Nel maggio del 1944 le forze di occupazione tedesche, che avevano dimostrato molto interesse alla riattivazione delle vie di comunicazione, intendevano ripristinare il traffico ferroviario sulla Trieste-San Daniele-Gorizia, rimasto impraticabile dal settembre 1943 perché lunghi tratti di binari erano stati divelti dai partigiani.

Si decise di prevenire l’attuazione del piano tedesco e venne effettuata, da una brigata slovena, una rapida azione di smantellamento di altri tratti dei binari e degli impianti ferroviari. I partigiani, lavorando instancabilmente per due notti consecutive, distrussero 2700 metri di binari ferroviari e fecero saltare viadotti e ponti senza incontrare alcuna resistenza o disturbo da parte nemica.

Soltanto dopo alcuni giorni, i tedeschi misero insieme forze sufficienti per presidiare la ferrovia e installarono forti guarnigioni di reparti fascisti e tedeschi a Montespino, Prevacina e Valvociana.

Nella notte tra il 24 e il 25 maggio del 1944 fu avviata un’ampia operazione militare congiunta tra le forze slovene e la brigata Garibaldi-Trieste, finalizzata ad eliminare i tre presidi fascisti.

Mentre il contingente sloveno assaltava i presidi di Valvociana e Prevacina, i partigiani della “Brigata Trieste” partecipavano all’attacco contro la guarnigione fascista che si era asserragliata nei locali della scuola elementare di Montespino. Il combattimento durò diverse ore, fino a quando, a colpi di bombe a mano, i partigiani della Trieste riuscirono a penetrare nel caposaldo nemico e ad occuparlo. Nello scontro rimasero uccisi quindici alpini fascisti e ottantasei furono fatti prigionieri, mentre tra i partigiani si registrarono due caduti: Antonio Devicienti ed un altro giovane di Monfalcone.

Nel corso di una ricerca presso l’Ufficio storico del Comando Generale dell’Arma dei carabinieri a Roma ho ricevuto la seguente comunicazione <<Legione Territoriale dei Carabinieri Reali di Padova, Gruppo di Udine del 5 ottobre 1945: […]6°) C/re De Vincentins[sic] Antonio, ucciso dai partigiani [slavi] nel settembre 1944 a Ranziano. Fu sepolto in quel cimitero […]>>.
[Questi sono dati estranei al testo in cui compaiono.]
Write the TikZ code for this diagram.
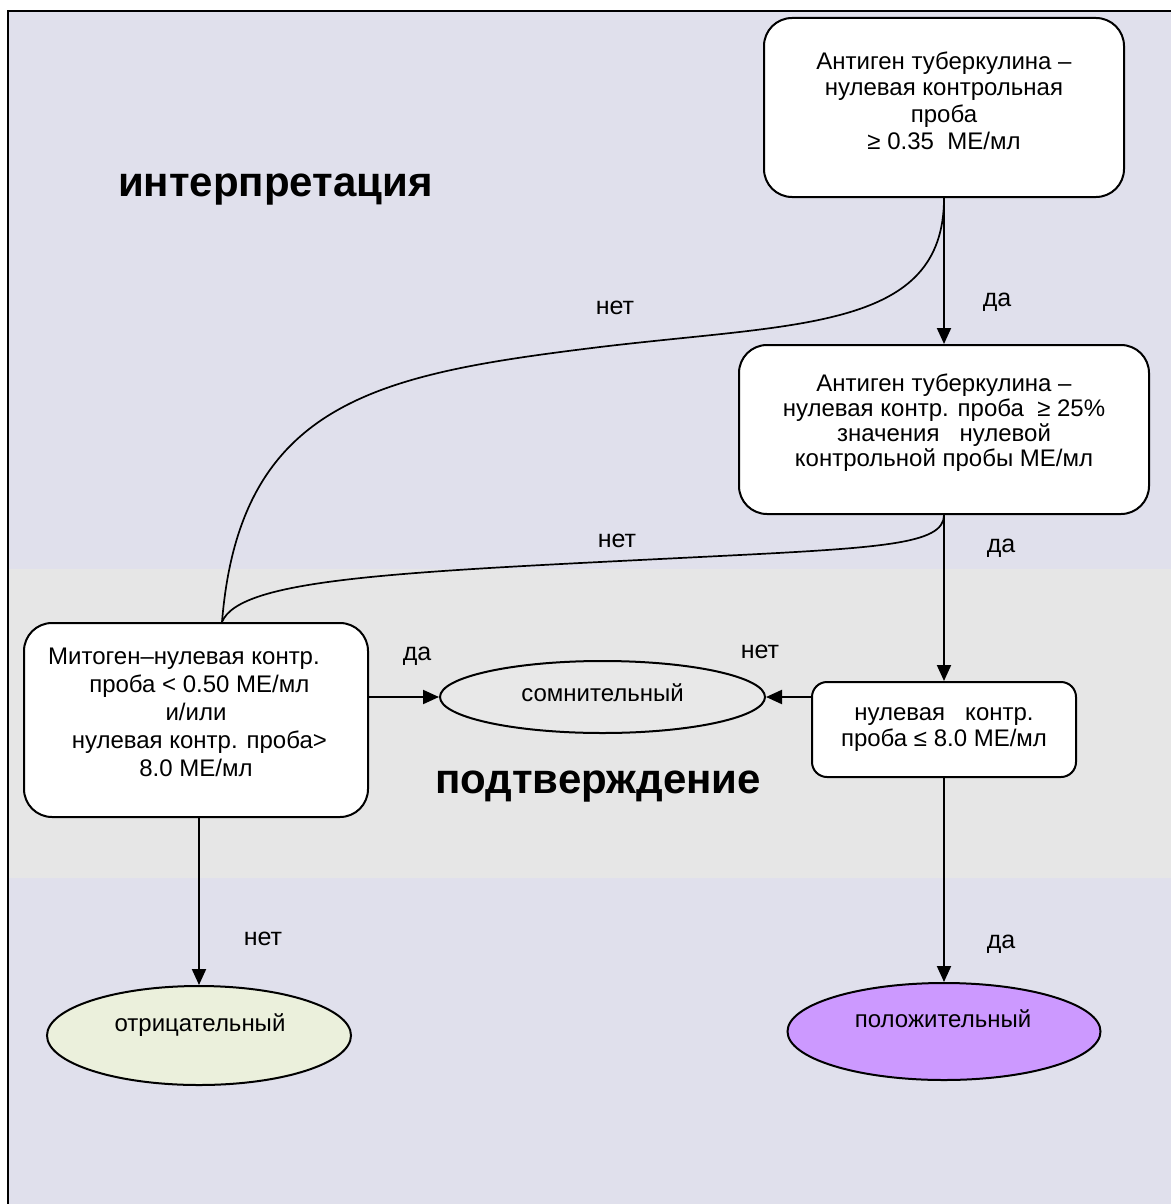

Con il prof. Cosimo Greco ci siamo attivati contattando diverse personalità slovene e i comuni interessati, anche Ranziano, per cercare di individuare il luogo di sepoltura del nostro carabiniere. Purtroppo, nonostante le diverse ricerche curate dai nostri corrispondenti, l’esito è stato negativo, perché, secondo alcune informazioni, quando venivano sepolti, i partigiani venivano tumulati per diversi motivi come ignoti. La mia ipotesi, comunque, è che il luogo di morte sia stato Prevacina per una semplice constatazione. Il 30 marzo 1953, dal Ministero della Difesa dell’Esercito arriva la seguente comunicazione: <<A seguito di espressa raccomandata pari numero del 15.5.1949, pregasi rettificare la data del decesso del nominato in oggetto:

da deceduto il 25.5.1944 a deceduto il 28.5.1944. Pertanto leggasi: Carabiniere DEVICIENTI Antonio di Cosimo classe 1923 è deceduto per azioni di guerra contro i tedeschi>>. Quando inviano questa comunicazione, non sono trascorsi molti anni dai fatti raccontati. Inoltre, è da sottolineare che il 25 maggio 1944, reparti della Brigata Garibaldi “Trieste” e di alcune formazioni slovene conquistano il presidio nazifascista di Montespino: nel combattimento vengono uccisi 15 alpini fascisti e 86 ne vengono fatti prigionieri; due sono i caduti partigiani in quel giorno. È molto probabile che il 25 maggio, il Nostro, sia rimasto ferito e poi sia deceduto il giorno 28 maggio 1944. La stessa ipotesi viene confermata da Giorgio Visentin in “Guerra di Liberazione sui confini orientali, 25 luglio 1942-9 maggio 1945”.